Google can use the automated system while also cracking down on false copyright claims, using a strikes system for them too, and by not just handing the video revenue to the claim maker just because they make it. They can stash the revenue in a sort of escrow bucket until the copyright claim is actually resolved in either party's favor.


Google cannot categorically ignore copyright claims without opening themselves up to potential legal liability. If you've made a hundred bogus copyright complaints to Google and they cut off your access, and you send in another complaint, they still have to either A) shove it into a DMCA safe-harbor exception, or B) risk knowingly continuing to violate your copyright. Option B is straight up not happening when the risk is that high, not without expensive lawyers reviewing the situation.

There isn't and will never be a "strikes" system for false copyright claims.


they can deny access to content ID, and require manually submitted claims (providing a postal address and requiring hard copy notifications still meets the DMCA requirement's AFAIK)

so while they cant just ignore a claim, they can make it harder to make a claim.

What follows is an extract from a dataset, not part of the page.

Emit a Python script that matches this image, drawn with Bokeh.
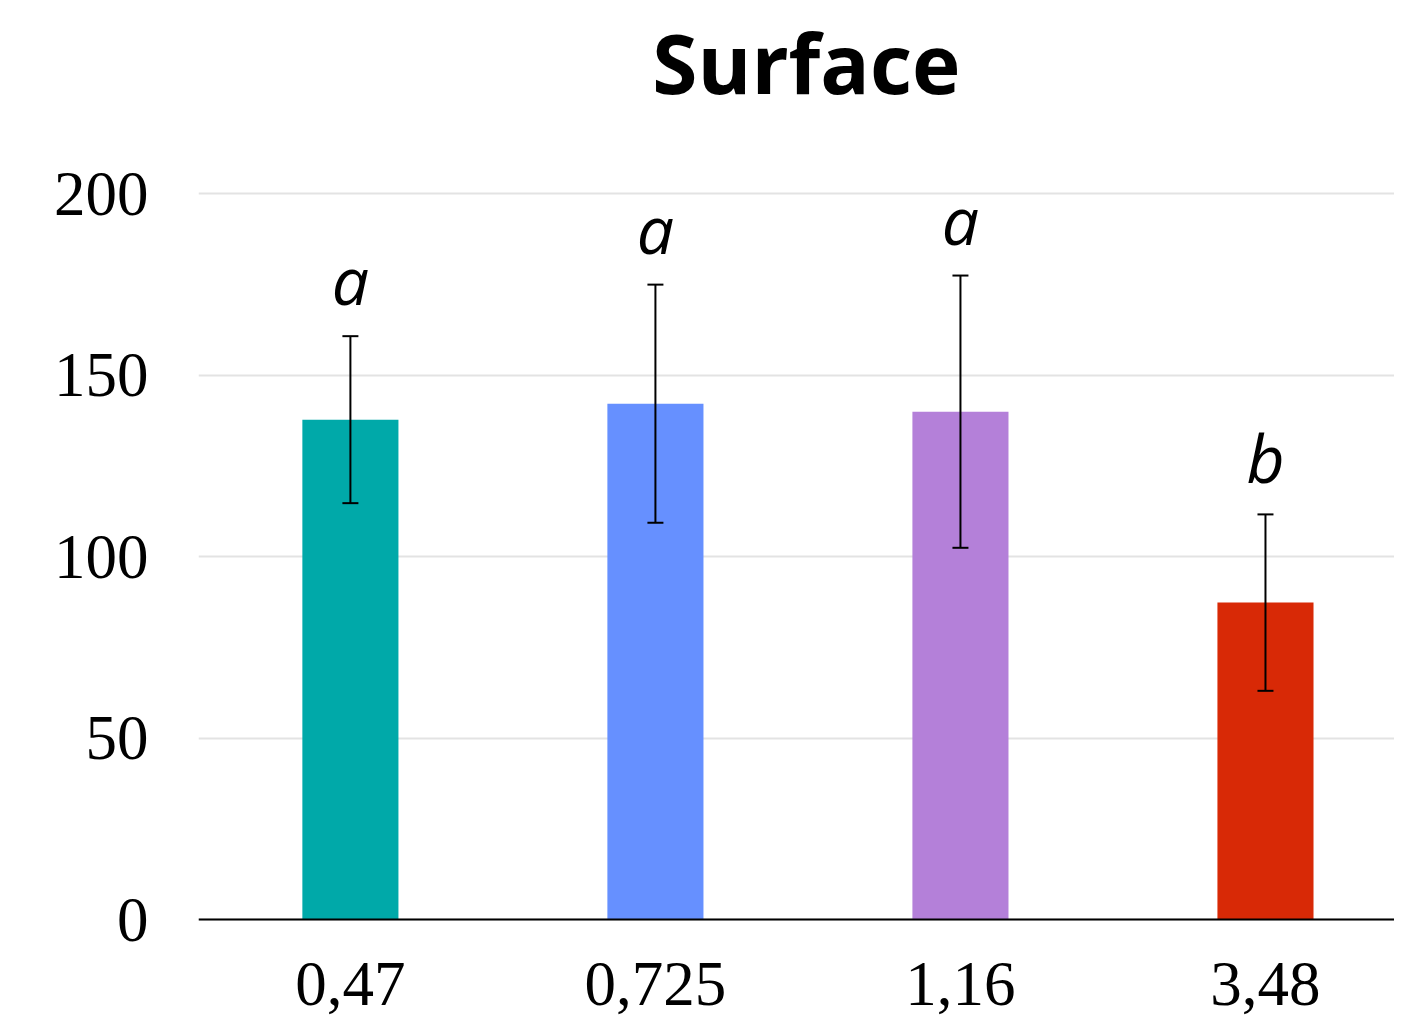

The DMCA provides for a counter claim that would require Google to restore the alleged infringer's content unless the alleged owner promptly shows proof of a court filing against the alleged infringer. This is automatable, fair and allows Google to avoid litigation.


Google needs an automated system, but not this goes far beyond what the automated system needs to do.

> large quantities of mail to Google's legal department to get handled manually. Complete non-starter,

Why is it an acceptable excuse for trillion-dollar-companies that compliance and manual oversight would incur costs? Like, it costs Ford tens of thousands to make each truck. Why shouldn't Google have to hire some people to oversee their program?